What the task asks – Skip the pictures. Set down, word for word, the lines from the start of the material up to and including the line with "const pitchTicks = [120, 200, 300, 400];".

########

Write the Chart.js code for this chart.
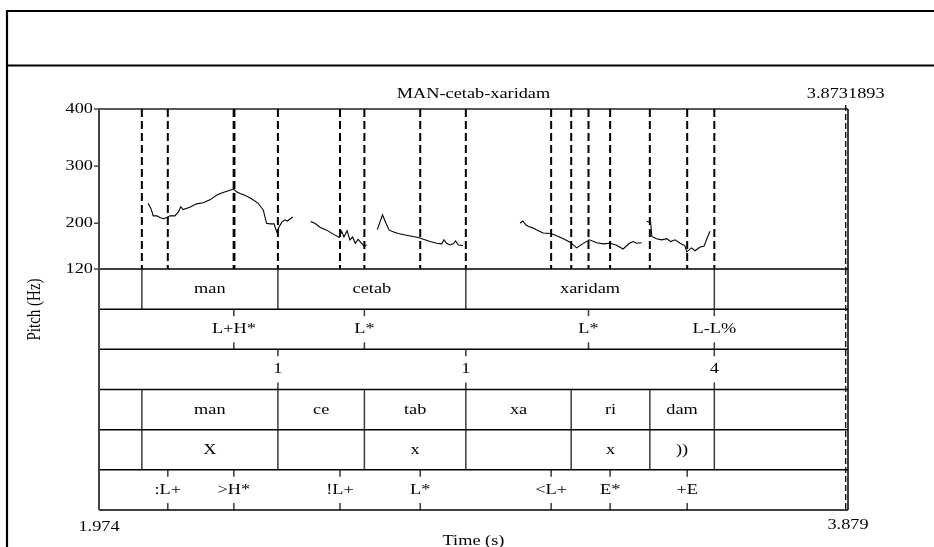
<!DOCTYPE html>
<html>
<head>
<meta charset="utf-8">
<script src="https://cdn.jsdelivr.net/npm/chart.js@4.4.0/dist/chart.umd.min.js"></script>
<style>
  html, body { margin: 0; padding: 0; background: #fff; }
  canvas { display: block; }
</style>
</head>
<body>
<canvas id="praatChart" width="934" height="547"></canvas>
<script>
// ---- time axis (s) ----
const timeMin = 1.974;
const timeMax = 3.879;
const endMarkTime = 3.8731893;
const chartTitle = 'MAN-cetab-xaridam';

// ---- pitch axis (Hz) ----
const pitchMin = 120;
const pitchMax = 400;
const pitchTicks = [120, 200, 300, 400];

// pitch track, null = unvoiced gap
const pitchTimes = [
  2.099, 2.106, 2.112, 2.121, 2.129, 2.138, 2.146, 2.155, 2.167, 2.176, 2.182, 2.188,
  2.205, 2.222, 2.239, 2.256, 2.273, 2.286, 2.303, 2.316, 2.324, 2.333, 2.345, 2.362,
  2.379, 2.392, 2.400, 2.409, 2.419, 2.426, 2.433, 2.439, 2.447, 2.453, 2.467,
  2.490,
  2.512, 2.523, 2.536, 2.553, 2.570, 2.585, 2.591, 2.597, 2.605, 2.612, 2.619, 2.626,
  2.633, 2.642, 2.648, 2.655,
  2.668,
  2.682, 2.689, 2.695, 2.704, 2.712, 2.722, 2.735, 2.756, 2.786, 2.799, 2.816, 2.833,
  2.846, 2.851, 2.858, 2.867, 2.875, 2.881, 2.888, 2.900,
  2.970,
  3.045, 3.052, 3.060, 3.068, 3.077, 3.085, 3.094, 3.104, 3.123, 3.138, 3.155, 3.172,
  3.189, 3.204, 3.221, 3.240, 3.256, 3.274, 3.289, 3.307, 3.323, 3.333, 3.341, 3.354,
  3.361,
  3.367, 3.377, 3.380, 3.392, 3.405, 3.418, 3.428, 3.439, 3.452, 3.464, 3.469, 3.481,
  3.490, 3.502, 3.513, 3.520, 3.528
];
const pitchHz = [
  235, 226, 213, 213, 210, 208, 210, 213, 213, 220, 229, 224,
  228, 234, 236, 241, 249, 253, 257, 260, 255, 252, 249, 243,
  235, 223, 200, 199, 199, 185, 195, 202, 206, 204, 211,
  null,
  203, 200, 193, 188, 181, 175, 186, 176, 187, 171, 176, 165,
  172, 165, 160, 162,
  null,
  189, 203, 215, 200, 188, 185, 182, 179, 175, 172, 168, 165,
  164, 171, 165, 162, 164, 169, 162, 161,
  null,
  200, 204, 197, 194, 192, 189, 186, 183, 182, 178, 173, 167,
  157, 164, 171, 166, 164, 165, 162, 155, 165, 168, 165, 166,
  null,
  203, 202, 177, 173, 171, 173, 168, 171, 165, 161, 150, 157,
  152, 158, 160, 173, 186
];

// dashed marks over the pitch track (boundaries + tone points)
const markTimes = [2.083, 2.149, 2.3165, 2.3185, 2.429, 2.587, 2.649, 2.791, 2.907,
  3.124, 3.175, 3.219, 3.274, 3.375, 3.470, 3.539];

// ---- tiers ----
const wordBounds = [2.083, 2.429, 2.907, 3.539];
const wordLabels = ['man', 'cetab', 'xaridam'];
const toneTimes = [2.317, 2.649, 3.219, 3.539];
const toneLabels = ['L+H*', 'L*', 'L*', 'L-L%'];
const breakTimes = [2.429, 2.907, 3.539];
const breakLabels = ['1', '1', '4'];
const syllBounds = [2.083, 2.429, 2.649, 2.907, 3.175, 3.375, 3.539];
const syllLabels = ['man', 'ce', 'tab', 'xa', 'ri', 'dam'];
const stressLabels = ['X', '', 'x', '', 'x', '))'];
const accentTimes = [2.149, 2.317, 2.587, 2.791, 3.124, 3.274, 3.470];
const accentLabels = [':L+', '>H*', '!L+', 'L*', '<L+', 'E*', '+E'];

const tiers = [
  { bounds: wordBounds, labels: wordLabels },
  { points: toneTimes, labels: toneLabels },
  { points: breakTimes, labels: breakLabels },
  { bounds: syllBounds, labels: syllLabels },
  { bounds: syllBounds, labels: stressLabels },
  { points: accentTimes, labels: accentLabels }
];

// text is horizontally stretched in the original picture
const SX = 1.22;
const FONT = '15px "Liberation Serif", "Times New Roman", serif';

function stretchedText(ctx, text, x, y, align) {
  ctx.save();
  ctx.translate(x, y);
  ctx.scale(SX, 1);
  ctx.font = FONT;
  ctx.fillStyle = '#000';
  ctx.textAlign = align || 'center';
  ctx.textBaseline = 'middle';
  ctx.fillText(text, 0, 0);
  ctx.restore();
}

function vline(ctx, px, y1, y2) {
  ctx.beginPath();
  ctx.moveTo(px, y1);
  ctx.lineTo(px, y2);
  ctx.stroke();
}

const praatPlugin = {
  id: 'praatTiers',
  beforeDraw(chart) {
    const ctx = chart.ctx;
    ctx.save();
    ctx.fillStyle = '#fff';
    ctx.fillRect(0, 0, chart.width, chart.height);
    // outer picture frame
    ctx.strokeStyle = '#000';
    ctx.lineWidth = 2.2;
    ctx.beginPath();
    ctx.moveTo(7, 11); ctx.lineTo(chart.width, 11);
    ctx.moveTo(7, 65.5); ctx.lineTo(chart.width, 65.5);
    ctx.moveTo(7, 10); ctx.lineTo(7, chart.height);
    ctx.stroke();
    ctx.restore();
  },
  beforeDatasetsDraw(chart) {
    const ctx = chart.ctx;
    const a = chart.chartArea;
    const xs = chart.scales.x, ys = chart.scales.y, ts = chart.scales.tier;
    ctx.save();

    tiers.forEach((tier, i) => {
      const top = ts.getPixelForValue(i);
      const bot = ts.getPixelForValue(i + 1);
      const mid = (top + bot) / 2;
      ctx.strokeStyle = '#3a3a3a';
      ctx.lineWidth = 1.5;
      if (tier.bounds) {
        tier.bounds.forEach(b => vline(ctx, xs.getPixelForValue(b), top, bot));
        tier.labels.forEach((lab, k) => {
          if (!lab) return;
          const cx = (xs.getPixelForValue(tier.bounds[k]) + xs.getPixelForValue(tier.bounds[k + 1])) / 2;
          stretchedText(ctx, lab, cx, mid);
        });
      } else {
        tier.points.forEach((p, k) => {
          const px = xs.getPixelForValue(p);
          vline(ctx, px, top, top + 7);
          vline(ctx, px, bot - 7, bot);
          stretchedText(ctx, tier.labels[k], px, mid);
        });
      }
    });

    // tier separators
    ctx.strokeStyle = '#000';
    ctx.lineWidth = 1.5;
    for (let i = 0; i <= tiers.length; i++) {
      const py = ts.getPixelForValue(i);
      ctx.beginPath();
      ctx.moveTo(a.left, py);
      ctx.lineTo(a.right, py);
      ctx.stroke();
    }
    // top of pitch box
    const pTop = ys.getPixelForValue(pitchMax);
    ctx.strokeStyle = '#222';
    ctx.beginPath();
    ctx.moveTo(a.left, pTop);
    ctx.lineTo(a.right, pTop);
    ctx.stroke();
    // left axis and right border
    ctx.strokeStyle = '#444';
    ctx.lineWidth = 2;
    vline(ctx, a.left, pTop, a.bottom);
    ctx.lineWidth = 1.5;
    ctx.strokeStyle = '#000';
    vline(ctx, a.right, pTop, a.bottom);

    // pitch ticks + labels
    ctx.strokeStyle = '#444';
    ctx.lineWidth = 1.5;
    pitchTicks.forEach(v => {
      const py = ys.getPixelForValue(v);
      ctx.beginPath();
      ctx.moveTo(a.left - 5, py);
      ctx.lineTo(a.left, py);
      ctx.stroke();
      stretchedText(ctx, String(v), a.left - 6, py, 'right');
    });

    // titles and range labels
    stretchedText(ctx, chartTitle, (a.left + a.right) / 2, a.top - 15);
    stretchedText(ctx, String(endMarkTime), xs.getPixelForValue(endMarkTime), a.top - 15);
    stretchedText(ctx, timeMin.toFixed(3), xs.getPixelForValue(timeMin), a.bottom + 17);
    stretchedText(ctx, timeMax.toFixed(3), xs.getPixelForValue(timeMax), a.bottom + 15);
    stretchedText(ctx, 'Time (s)', (a.left + a.right) / 2, a.bottom + 31);

    // rotated y title
    ctx.save();
    ctx.translate(a.left - 64, (a.top + a.bottom) / 2);
    ctx.rotate(-Math.PI / 2);
    ctx.scale(1, SX);
    ctx.font = FONT;
    ctx.fillStyle = '#000';
    ctx.textAlign = 'center';
    ctx.textBaseline = 'middle';
    ctx.fillText('Pitch (Hz)', 0, 0);
    ctx.restore();

    ctx.restore();
  }
};

// build line data from the arrays
const pitchPoints = pitchTimes.map((t, i) => ({ x: t, y: pitchHz[i] }));
const markPoints = [];
markTimes.forEach(t => {
  markPoints.push({ x: t, y: pitchMax }, { x: t, y: pitchMin }, { x: t, y: null });
});

new Chart(document.getElementById('praatChart'), {
  type: 'line',
  data: {
    datasets: [
      {
        label: 'marks',
        data: markPoints,
        yAxisID: 'y',
        borderColor: '#000',
        borderWidth: 2,
        borderDash: [8, 4],
        pointRadius: 0,
        spanGaps: false
      },
      {
        label: 'end mark (pitch)',
        data: [{ x: endMarkTime, y: 407 }, { x: endMarkTime, y: pitchMin }],
        yAxisID: 'y',
        borderColor: '#000',
        borderWidth: 1.3,
        borderDash: [6, 3],
        pointRadius: 0,
        clip: false
      },
      {
        label: 'end mark (tiers)',
        data: [{ x: endMarkTime, y: 0 }, { x: endMarkTime, y: tiers.length }],
        yAxisID: 'tier',
        borderColor: '#000',
        borderWidth: 1.3,
        borderDash: [6, 3],
        pointRadius: 0
      },
      {
        label: 'Pitch (Hz)',
        data: pitchPoints,
        yAxisID: 'y',
        borderColor: '#000',
        borderWidth: 1.1,
        pointRadius: 0,
        tension: 0,
        spanGaps: false
      }
    ]
  },
  options: {
    responsive: false,
    animation: false,
    devicePixelRatio: 1,
    layout: { padding: { left: 99, right: 86, top: 109, bottom: 37 } },
    plugins: { legend: { display: false }, tooltip: { enabled: false } },
    scales: {
      x: { type: 'linear', min: timeMin, max: timeMax, display: false },
      // left-stacked boxes are placed in reverse order, so the tier scale comes first
      tier: { type: 'linear', position: 'left', min: 0, max: tiers.length, reverse: true, display: false,
              stack: 'praat', stackWeight: 241 },
      y: { type: 'linear', position: 'left', min: pitchMin, max: pitchMax, display: false,
           stack: 'praat', stackWeight: 160 }
    }
  },
  plugins: [praatPlugin]
});
</script>
</body>
</html>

########

Final result –
Write the Chart.js code for this chart.
<!DOCTYPE html>
<html>
<head>
<meta charset="utf-8">
<script src="https://cdn.jsdelivr.net/npm/chart.js@4.4.0/dist/chart.umd.min.js"></script>
<style>
  html, body { margin: 0; padding: 0; background: #fff; }
  canvas { display: block; }
</style>
</head>
<body>
<canvas id="praatChart" width="934" height="547"></canvas>
<script>
// ---- time axis (s) ----
const timeMin = 1.974;
const timeMax = 3.879;
const endMarkTime = 3.8731893;
const chartTitle = 'MAN-cetab-xaridam';

// ---- pitch axis (Hz) ----
const pitchMin = 120;
const pitchMax = 400;
const pitchTicks = [120, 200, 300, 400];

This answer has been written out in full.